>> START DATA FOR THIS EXERCISE
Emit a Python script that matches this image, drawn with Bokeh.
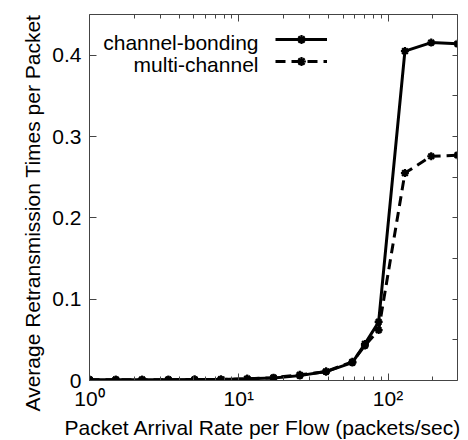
from bokeh.plotting import figure
from bokeh.models import (Range1d, LogAxis, LinearAxis, FixedTicker, Legend, LegendItem,
                          Label, Title, CustomJSTickFormatter)
from bokeh.embed import file_html
from bokeh.resources import INLINE

# ---- data ----
rate = [1.0, 1.5, 2.25, 3.375, 5.06, 7.59, 11.39, 17.09, 25.63, 38.44, 57.67, 70.0, 86.5, 129.7, 194.6, 291.9]
bonding = [0.001, 0.001, 0.001, 0.001, 0.0012, 0.0013, 0.002, 0.003, 0.006, 0.011, 0.022, 0.045, 0.072, 0.405, 0.4155, 0.414]
multich = [0.001, 0.001, 0.001, 0.001, 0.0012, 0.0013, 0.002, 0.0035, 0.007, 0.011, 0.023, 0.043, 0.062, 0.255, 0.2757, 0.277]

x_major = [1, 10, 100]
x_minor = [2, 3, 4, 5, 6, 7, 8, 9, 20, 30, 40, 50, 60, 70, 80, 90, 200]
x_labels = {1: "10⁰", 10: "10¹", 100: "10²"}
y_major = [0, 0.1, 0.2, 0.3, 0.4]
y_labels = {0: "0", 0.1: "0.1", 0.2: "0.2", 0.3: "0.3", 0.4: "0.4"}
y_right = [0, 0.05, 0.1, 0.15, 0.2, 0.25, 0.3, 0.35, 0.4, 0.45]
series_names = ["channel-bonding", "multi-channel"]
x_title = "Packet Arrival Rate per Flow (packets/sec)"
y_title = "Average Retransmission Times per Packet"

FONT = "Liberation Sans"
FS = "21px"
AX = "#444444"

p = figure(width=468, height=440, x_axis_type="log", y_axis_type="linear",
           x_range=Range1d(1, 291.93), y_range=Range1d(0, 0.45),
           output_backend="svg", toolbar_location=None,
           min_border_left=89, min_border_right=11, min_border_top=14, min_border_bottom=59)
p.outline_line_color = None
p.xgrid.visible = False
p.ygrid.visible = False
p.background_fill_color = "white"
p.border_fill_color = "white"

def style(ax, labels=True):
    ax.axis_line_color = AX
    ax.major_tick_line_color = AX
    ax.minor_tick_line_color = AX
    ax.major_tick_in = 7
    ax.major_tick_out = 0
    ax.minor_tick_in = 4
    ax.minor_tick_out = 0
    ax.major_label_text_font = FONT
    ax.major_label_text_font_size = FS
    ax.major_label_text_color = "black"
    if not labels:
        ax.formatter = CustomJSTickFormatter(code="return ''")

# x axes
xb = p.xaxis[0]
xb.ticker = FixedTicker(ticks=x_major, minor_ticks=x_minor)
style(xb)
xb.major_label_overrides = x_labels
xb.major_label_standoff = 6

xt = LogAxis(ticker=FixedTicker(ticks=x_major, minor_ticks=x_minor))
style(xt, labels=False)
xt.major_label_standoff = 0
p.add_layout(xt, "above")

# y axes
yl = p.yaxis[0]
yl.ticker = FixedTicker(ticks=y_major, minor_ticks=[])
style(yl)
yl.major_label_overrides = y_labels
yl.major_label_standoff = 8

yr = LinearAxis(ticker=FixedTicker(ticks=y_right, minor_ticks=[]))
style(yr, labels=False)
yr.major_tick_in = 5
yr.major_label_standoff = 0
p.add_layout(yr, "right")

# axis titles (offset as in the reference)
p.add_layout(Title(text=x_title, align="left", offset=-25, standoff=3,
                   text_font=FONT, text_font_size=FS, text_font_style="normal",
                   text_color="black"), "below")
p.add_layout(Title(text=y_title, align="left", offset=-31, standoff=12,
                   text_font=FONT, text_font_size=FS, text_font_style="normal",
                   text_color="black"), "left")

# series
l1 = p.line(rate, bonding, line_color="black", line_width=3)
m1 = p.scatter(rate, bonding, marker="asterisk", size=8, line_color="black", line_width=2.2)
l2 = p.line(rate, multich, line_color="black", line_width=3, line_dash="10 6")
m2 = p.scatter(rate, multich, marker="asterisk", size=8, line_color="black", line_width=2.2)

leg = Legend(items=[LegendItem(label=" ", renderers=[l1, m1]),
                    LegendItem(label=" ", renderers=[l2, m2])],
             location=(186, 308), orientation="vertical",
             glyph_width=52, glyph_height=22, label_width=0, label_height=0,
             label_standoff=0, label_text_font_size="1px", spacing=0, padding=0, margin=0,
             background_fill_alpha=0, border_line_color=None)
p.add_layout(leg, "center")

for i, name in enumerate(series_names):
    p.add_layout(Label(x=169, y=338 - 22 * i, x_units="screen", y_units="screen",
                       text=name, text_align="right", text_baseline="middle",
                       text_font=FONT, text_font_size=FS, text_color="black"))

open("out.html", "w").write(file_html(p, INLINE))
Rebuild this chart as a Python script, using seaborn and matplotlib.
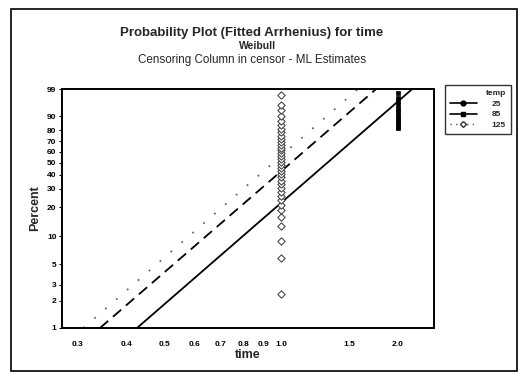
import numpy as np
import pandas as pd
import matplotlib
matplotlib.use("Agg")
import matplotlib.pyplot as plt
import seaborn as sns
from matplotlib.lines import Line2D
from matplotlib.patches import Rectangle
from matplotlib.ticker import NullLocator, FixedLocator, FixedFormatter

# ---------------- data ----------------
temps = ["25", "85", "125"]
# fitted Arrhenius-Weibull lines: time at 1% and at 99%
fit_pct = [1, 99]
fit_time_lo = [0.426, 0.342, 0.31]
fit_time_hi = [2.18, 1.76, 1.58]

# plotted points
pts85_time = 2.0
pts85_pct = [81.6, 83.5, 85.4, 87.2, 89.0, 90.7, 92.3, 93.8, 95.2, 96.5, 97.5, 98.4]
pts125_time = 1.0
pts125_pct = [2.4, 5.9, 8.9, 12.8, 15.9, 18.7, 21.0, 23.4, 25.8, 28.2, 30.6, 33.0,
              35.5, 38.0, 40.5, 43.0, 45.6, 48.2, 50.8, 53.4, 56.0, 58.7, 61.4,
              64.1, 66.8, 69.6, 72.4, 75.2, 78.1, 81.0, 84.0, 87.1, 90.2, 93.2,
              95.3, 98.1]

x_ticks = [0.3, 0.4, 0.5, 0.6, 0.7, 0.8, 0.9, 1.0, 1.5, 2.0]
x_tick_labels = ["0.3", "0.4", "0.5", "0.6", "0.7", "0.8", "0.9", "1.0", "1.5", "2.0"]
y_ticks = [1, 2, 3, 5, 10, 20, 30, 40, 50, 60, 70, 80, 90, 99]
y_tick_labels = [str(v) for v in y_ticks]

# ---------------- build tables ----------------
rows = []
for t, lo, hi in zip(temps, fit_time_lo, fit_time_hi):
    rows.append({"temp": t, "time": lo, "percent": fit_pct[0]})
    rows.append({"temp": t, "time": hi, "percent": fit_pct[1]})
lines_df = pd.DataFrame(rows)

pts_df = pd.concat([
    pd.DataFrame({"temp": "85", "time": pts85_time, "percent": pts85_pct}),
    pd.DataFrame({"temp": "125", "time": pts125_time, "percent": pts125_pct}),
], ignore_index=True)

# ---------------- style ----------------
sns.set_theme(style="white")
plt.rcParams['font.family'] = ['Liberation Sans', 'DejaVu Sans']

fig = plt.figure(figsize=(5.2, 3.74), dpi=100)
ax = fig.add_axes([62 / 520, 1 - 328 / 374, (434 - 62) / 520, (328 - 89) / 374])

pal = {"25": "black", "85": "black", "125": "#666666"}
sns.lineplot(data=lines_df, x="time", y="percent", hue="temp", style="temp",
             palette=pal, dashes={"25": "", "85": (6, 3.5), "125": (1, 7)},
             estimator=None, sort=False, legend=False, ax=ax, linewidth=1.3)

sub85 = pts_df[pts_df.temp == "85"]
sub125 = pts_df[pts_df.temp == "125"]
sns.scatterplot(data=sub125, x="time", y="percent", marker="D", s=14,
                facecolor="white", edgecolor="#333333", linewidth=0.7,
                legend=False, ax=ax, zorder=3)
sns.scatterplot(data=sub85, x="time", y="percent", marker="s", s=8,
                color="black", edgecolor="black", linewidth=0.5,
                legend=False, ax=ax, zorder=3)

# Weibull probability scale
def fwd(p):
    p = np.clip(np.asarray(p, dtype=float), 1e-6, 100 - 1e-6)
    return np.log(-np.log(1 - p / 100.0))

def inv(y):
    return 100.0 * (1 - np.exp(-np.exp(np.asarray(y, dtype=float))))

ax.set_xscale("log")
ax.set_yscale("function", functions=(fwd, inv))
ax.set_xlim(0.273, 2.48)
ax.set_ylim(1, 99)

ax.xaxis.set_major_locator(FixedLocator(x_ticks))
ax.xaxis.set_major_formatter(FixedFormatter(x_tick_labels))
ax.xaxis.set_minor_locator(NullLocator())
ax.yaxis.set_major_locator(FixedLocator(y_ticks))
ax.yaxis.set_major_formatter(FixedFormatter(y_tick_labels))
ax.yaxis.set_minor_locator(NullLocator())

ax.tick_params(axis="both", labelsize=6, colors="black")
ax.tick_params(axis="y", left=True, length=2, width=0.8, pad=2)
ax.tick_params(axis="x", bottom=False, pad=3)
for lab in ax.get_xticklabels() + ax.get_yticklabels():
    lab.set_fontweight("bold")

for sp in ax.spines.values():
    sp.set_color("black")
    sp.set_linewidth(1.4)

ax.set_xlabel("time", fontsize=9, fontweight="bold", labelpad=1)
ax.set_ylabel("Percent", fontsize=9, fontweight="bold", labelpad=4)

# titles
fig.text(252 / 520, 1 - 33 / 374, "Probability Plot (Fitted Arrhenius) for time",
         ha="center", va="center", fontsize=9.5, fontweight="bold")
fig.text(258 / 520, 1 - 46 / 374, "Weibull", ha="center", va="center",
         fontsize=7.5, fontweight="bold")
fig.text(252 / 520, 1 - 60 / 374, "Censoring Column in censor - ML Estimates",
         ha="center", va="center", fontsize=8.4)

# legend
handles = [
    Line2D([], [], color="black", lw=1.2, marker="o", ms=3.5),
    Line2D([], [], color="black", lw=1.2, marker="s", ms=3.5),
    Line2D([], [], color="#555555", lw=1.0, ls=(0, (1, 3)), marker="D", ms=3,
           markerfacecolor="white", markeredgecolor="#333333"),
]
leg = ax.legend(handles, temps, title="temp", loc="upper left",
                bbox_to_anchor=(445 / 520, 1 - 85 / 374), bbox_transform=fig.transFigure,
                borderaxespad=0, fontsize=6, title_fontsize=6, frameon=True,
                fancybox=False, edgecolor="black", handlelength=3.2, borderpad=0.6,
                labelspacing=0.35, alignment="right", handletextpad=1.8)
leg.get_frame().set_linewidth(1.0)
leg.get_title().set_fontweight("bold")
for txt in leg.get_texts():
    txt.set_fontweight("bold")

# outer frame
fig.add_artist(Rectangle((11 / 520, 1 - 371 / 374), (517 - 11) / 520, (371 - 9) / 374,
                         transform=fig.transFigure, fill=False, lw=1.2, ec="black"))

fig.savefig("out.png", dpi=100)
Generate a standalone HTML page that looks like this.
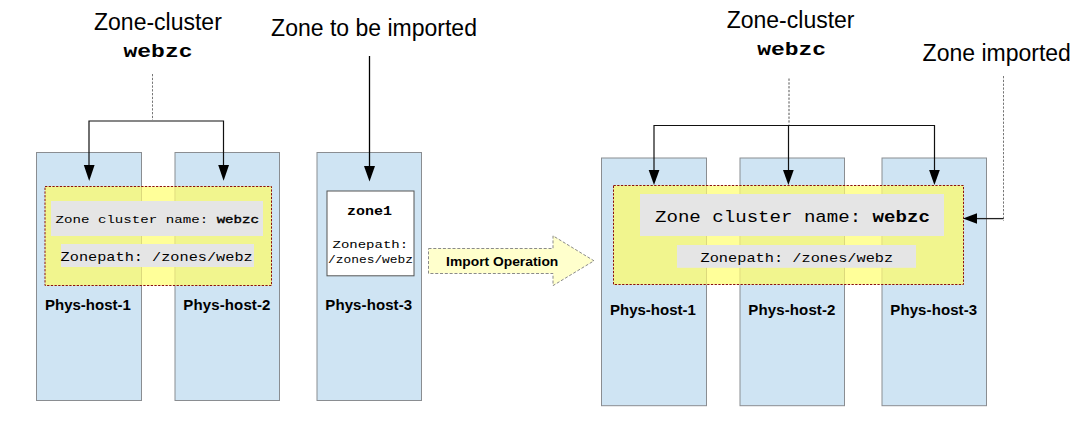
<!DOCTYPE html>
<html><head><meta charset="utf-8">
<style>
html,body{margin:0;padding:0;background:#fff;}
body{width:1078px;height:421px;overflow:hidden;position:relative;}
svg{position:absolute;left:0;top:0;}
.s{font-family:"Liberation Sans",sans-serif;}
.m{font-family:"Liberation Mono",monospace;}
</style></head>
<body>
<svg width="1078" height="421" viewBox="0 0 1078 421">
  <!-- ===== LEFT GROUP ===== -->
  <g fill="#cfe4f3" stroke="#8a8d91" stroke-width="1">
    <rect x="36.5" y="152.5" width="105" height="248"/>
    <rect x="175" y="152.5" width="104.5" height="248"/>
    <rect x="317" y="152.5" width="104.5" height="248"/>
  </g>
  <!-- yellow cluster box -->
  <rect x="45" y="186.5" width="226.5" height="99" fill="#ffff99"/>
  <rect x="45" y="186.5" width="96" height="99" fill="#f1f58e"/>
  <rect x="175.5" y="186.5" width="96" height="99" fill="#f1f58e"/>
  <line x1="141.5" y1="187" x2="141.5" y2="285" stroke="#dcd97c" stroke-width="1"/>
  <line x1="175" y1="187" x2="175" y2="285" stroke="#dcd97c" stroke-width="1"/>
  <rect x="45" y="186.5" width="226.5" height="99" fill="none" stroke="#8b1010" stroke-width="1" stroke-dasharray="2.3 1.4"/>
  <!-- labels -->
  <rect x="51" y="201" width="212" height="35" fill="#e5e5e5"/>
  <rect x="61" y="244" width="193" height="23" fill="#e5e5e5"/>
  <!-- zone1 box -->
  <rect x="327" y="191" width="87" height="84.8" fill="#fff" stroke="#555" stroke-width="1"/>

  <!-- bracket lines -->
  <path d="M89 166 V121 H223.5 V166" fill="none" stroke="#111" stroke-width="1.2"/>
  <line x1="152.5" y1="74" x2="152.5" y2="120" stroke="#777" stroke-width="1" stroke-dasharray="2.3 1.5"/>
  <line x1="369.5" y1="56" x2="369.5" y2="167" stroke="#000" stroke-width="1.3"/>
  <g fill="#000">
    <polygon points="83.8,165 94.6,165 89.2,181"/>
    <polygon points="218.2,165 229,165 223.6,180.8"/>
    <polygon points="364,166 375,166 369.5,181.6"/>
  </g>

  <!-- import arrow -->
  <polygon points="428.5,248.5 553,248.5 553,235.8 594,260.8 553,285.6 553,273.5 428.5,273.5" fill="#ffffcc" stroke="#8a8a8a" stroke-width="1" stroke-dasharray="3 1.8"/>

  <!-- ===== RIGHT GROUP ===== -->
  <g fill="#cfe4f3" stroke="#8a8d91" stroke-width="1">
    <rect x="601.5" y="158" width="105" height="247.7"/>
    <rect x="740" y="158" width="104.5" height="247.7"/>
    <rect x="882" y="158" width="104.5" height="247.7"/>
  </g>
  <rect x="613.5" y="185.5" width="350" height="99" fill="#ffff99"/>
  <rect x="613.5" y="185.5" width="93" height="99" fill="#f1f58e"/>
  <rect x="740.5" y="185.5" width="104" height="99" fill="#f1f58e"/>
  <rect x="882.5" y="185.5" width="81" height="99" fill="#f1f58e"/>
  <g stroke="#dcd97c" stroke-width="1">
    <line x1="706.5" y1="186" x2="706.5" y2="284"/>
    <line x1="740" y1="186" x2="740" y2="284"/>
    <line x1="844.5" y1="186" x2="844.5" y2="284"/>
    <line x1="882" y1="186" x2="882" y2="284"/>
  </g>
  <rect x="613.5" y="185.5" width="350" height="99" fill="none" stroke="#8b1010" stroke-width="1" stroke-dasharray="2.3 1.4"/>
  <rect x="640" y="194" width="304" height="42" fill="#e5e5e5"/>
  <rect x="677" y="245" width="239" height="22.8" fill="#e5e5e5"/>

  <path d="M654 171 V125.5 H934.5 V171" fill="none" stroke="#111" stroke-width="1.2"/>
  <line x1="788.5" y1="125.5" x2="788.5" y2="171" stroke="#111" stroke-width="1.2"/>
  <line x1="789" y1="78.5" x2="789" y2="124.5" stroke="#555" stroke-width="1" stroke-dasharray="2.3 1.5"/>
  <line x1="1003.5" y1="76" x2="1003.5" y2="221" stroke="#777" stroke-width="1" stroke-dasharray="2.3 1.5"/>
  <line x1="1003.5" y1="218.6" x2="976" y2="218.6" stroke="#222" stroke-width="1.3"/>
  <g fill="#000">
    <polygon points="648.7,170 659.4,170 654,185"/>
    <polygon points="783,170 793.7,170 788.4,185"/>
    <polygon points="929.1,170 939.8,170 934.4,185"/>
    <polygon points="977,213.3 977,223.7 963,218.5"/>
  </g>

  <!-- ===== TEXT ===== -->
  <g class="s" font-size="23" fill="#000">
    <text x="94" y="30">Zone-cluster</text>
    <text x="271.1" y="35.5">Zone to be imported</text>
    <text x="726.7" y="28.4">Zone-cluster</text>
    <text x="922.6" y="60.7">Zone imported</text>
  </g>
  <g class="m" font-size="23" font-weight="bold" fill="#000">
    <text transform="translate(123.5,57) scale(1,0.8)">webzc</text>
    <text transform="translate(757.2,55) scale(1,0.8)">webzc</text>
  </g>
  <g class="s" font-size="15" font-weight="bold" fill="#000">
    <text x="45" y="309.7">Phys-host-1</text>
    <text x="183.3" y="309.7" letter-spacing="0.13">Phys-host-2</text>
    <text x="325.3" y="309.7" letter-spacing="0.1">Phys-host-3</text>
    <text x="610" y="314.7">Phys-host-1</text>
    <text x="748.3" y="314.7" letter-spacing="0.13">Phys-host-2</text>
    <text x="890.3" y="314.7" letter-spacing="0.1">Phys-host-3</text>
  </g>
  <g class="m" fill="#000">
    <text transform="translate(55.5,222.6) scale(1,0.82)" font-size="14.15">Zone cluster name: <tspan stroke="#000" stroke-width="0.45">webzc</tspan></text>
    <text transform="translate(60.6,261) scale(1,0.82)" font-size="15.25">Zonepath: /zones/webz</text>
    <text transform="translate(347,214.7) scale(1,0.82)" font-size="15" font-weight="bold">zone1</text>
    <text transform="translate(332.5,247.9) scale(1,0.82)" font-size="14">Zonepath:</text>
    <text transform="translate(328,262.8) scale(1,0.82)" font-size="12.9">/zones/webz</text>
    <text transform="translate(655,222.2) scale(1,0.82)" font-size="19.1">Zone cluster name: <tspan font-weight="bold">webzc</tspan></text>
    <text transform="translate(700.5,261.6) scale(1,0.82)" font-size="15.3">Zonepath: /zones/webz</text>
  </g>
  <text class="s" transform="translate(446.1,265.6) scale(1,0.9)" font-size="13.85" font-weight="bold" fill="#000">Import Operation</text>
</svg>
</body></html>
>> END DATA FOR THIS EXERCISE
* _DIRECTION_
Pull out each line containing the word "seaborn" and copy it.

* _WRITTEN RESPONSE_
Rebuild this chart as a Python script, using seaborn and matplotlib.
import seaborn as sns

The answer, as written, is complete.